着任当初に感じたことは、赤字が続いている漁業公社の活動のどこが、大西洋沿岸漁業開発なのかと思った。公社のメインの漁法であるエビトロール自体も、この国ではすでに25年程前からフロリダ型のダブルリガー方式が導入されており、タイの一本釣りにしても土地の漁師がカヌーを用いて伝統的にやっている事である。

公社は独立採算方式で経営されており、国や県から補助や特別な優遇措置も無い。一私企業と同様な形態で活動するにしては、タイの漁場からも遠くて港も無く、道路事情も悪く、そして大都市からも遠く離れていてとても不便だ。当然、消耗品等の資機材の入手も困難なところである。

このように立地条件の悪い場所でなぜ活動するのであろうかと思った。時には公社社長の汚職疑惑や、地方の政治家の利権にされたなど、灰色の噂も絶えなかった。関係者から話を聞いたり、自問自答したりして得た答えは、ほとんど産業が無くて貧しい人達が多く、立地条件が悪いから私達の行なっている協力・援助をより必要としているという事であった。

日本政府の協力によって生まれた漁業公社が活動をすることで、地元での雇用が促進されて多くの人達を養い、各種の技術移転によって人材を育成する事は、単に沿岸漁業の開発だけでなく、コロンビア政府にとって最重要な課題の一つである、貧困地域社会の発展に貢献していることは事実であった。

公の場ではキチンと真面目に上記の説明を行なったが、現場の漁師や友人から、なぜ日本政府はコロンビアに援助をするのかと聞かれる事が度々あった。中には疑い深く、何か裏があって自分達の知らないところでコロンビア人が損をしているのではないかと思っている連中もいた。

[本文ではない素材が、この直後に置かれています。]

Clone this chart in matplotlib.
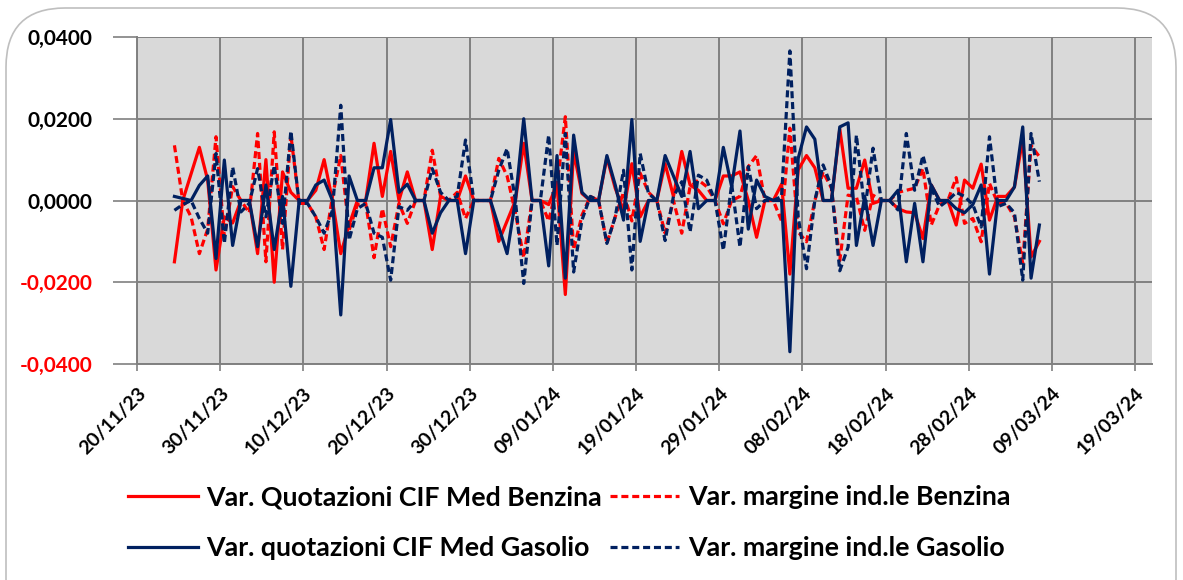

議論好きな連中には、「ヘタな連中とゲームをして、いつも俺だけ勝っていたらゲームにならないから、時にはゲームを続けるため、どういう風にすれば勝てるか教えているの…。」と答えた。大概の人はこのような答えを待っていないので、一瞬大きな目を見開いて驚いた顔をする。直後、一諸に笑い出すのが常だった。